JACOBO HERRERA

Intentar ser torero

sábado, 1 de septiembre de 2018 · 09:00

Con la corrida goyesca de Ronda a la vuelta de la esquina, se me viene a la mente una fotografía muy particular, única, incluso generosa, de un hecho que aconteció hace ya muchos años, cuando dos niños, que no sabían que el día de mañana llegarían a la cima del toreo, daban la vuelta al ruedo de la mano de su padre y de su abuelo, de Paquirri y de Antonio Ordóñez.

Se trata de la primera aparición, juntos, en Ronda, de Rivera Ordóñez, quien apenas alcanzaba los ocho años de edad, y Cayetano, con andares inseguros aún, inconscientes entonces de lo que les vendría años después, cuando decidieran ser toreros y sintieran el compromiso que exige su dinastía.

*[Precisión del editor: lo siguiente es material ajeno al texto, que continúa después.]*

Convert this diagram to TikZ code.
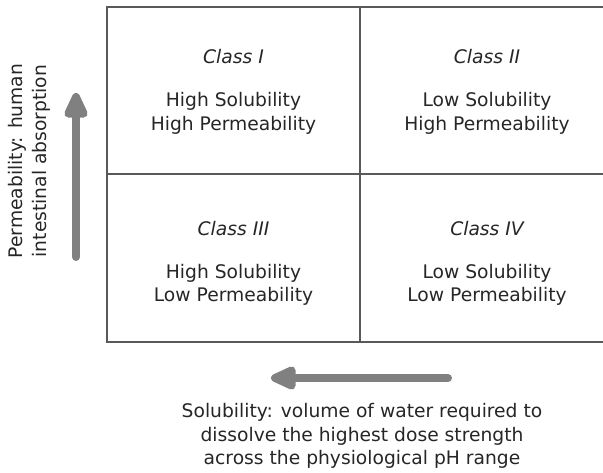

A buen seguro que, en aquel momento, ni Francisco ni Cayetano eran consciente de lo que aquello significaba, como puede que Antonio Ordóñez y Paquirri tampoco supieran, en plenitud, lo que estaban haciendo, llevados por el éxtasis de una gran tarde de toros en Ronda, con la lucha ya vencida, victoriosos y orgullosos.

Lo cierto es que en familia que rezuma torería, en una casa donde los nombres de los toreros brotan y fluyen sin solución de continuidad desde que el Niño de la Palma empezara la aventura de hacerse un nombre en la historia, era difícil que aquel inocente paseo, aquella vuelta al ruedo, no removiera la ilusión de aquellos niños, Francisco y Cayetano.

Así, después de mucho jugar al toro y alimentar su deseo, llegó el día en que Francisco se plantó muerto de miedo, según cuenta él mismo, ante su abuelo, el maestro Ordóñez, para dar el primer paso en la profesión y, como guiado por una fuerza superior, pronunciar las palabras justas, la contraseña que abría la posibilidad de que el abuelo le ayudara a cumplir su sueño: “Bobo, quiero intentar ser torero”.

Aquellas palabras, que pueden pasar desapercibidas, las señaló el maestro Ordóñez siempre de un modo especial, y es que la incertidumbre ante el objetivo de ser torero, la precisión y la prudencia de aquel niño hicieron ver al maestro que aquel joven, más que un osado, lo que no tenía era nada de tonto.

A partir de ahí, el sueño empezó a fraguarse, a la orilla de las realidades más hondas del mundo del toro, sin saber que el destino le permitiría superar las dos mil corridas de toros y alcanzar los veinticinco años de alternativa, algo que, estoy seguro, jamás imaginó en aquel Recreo de San Cayetano, cuando repetía, jugando con Cayetano, lo que veía en casa, lo que hacían algunos de los toreros más importantes que ha tenido la tauromaquia.

Ahora que se cumple el vigésimo aniversario del fallecimiento del maestro Ordóñez, sirva este escrito como agradecimiento a su paso por la vida y por la tauromaquia, y también como invitación a todos los niños a atreverse a dar el primer paso, a enfrentarse a la realidad para intentar ser lo que quieren ser.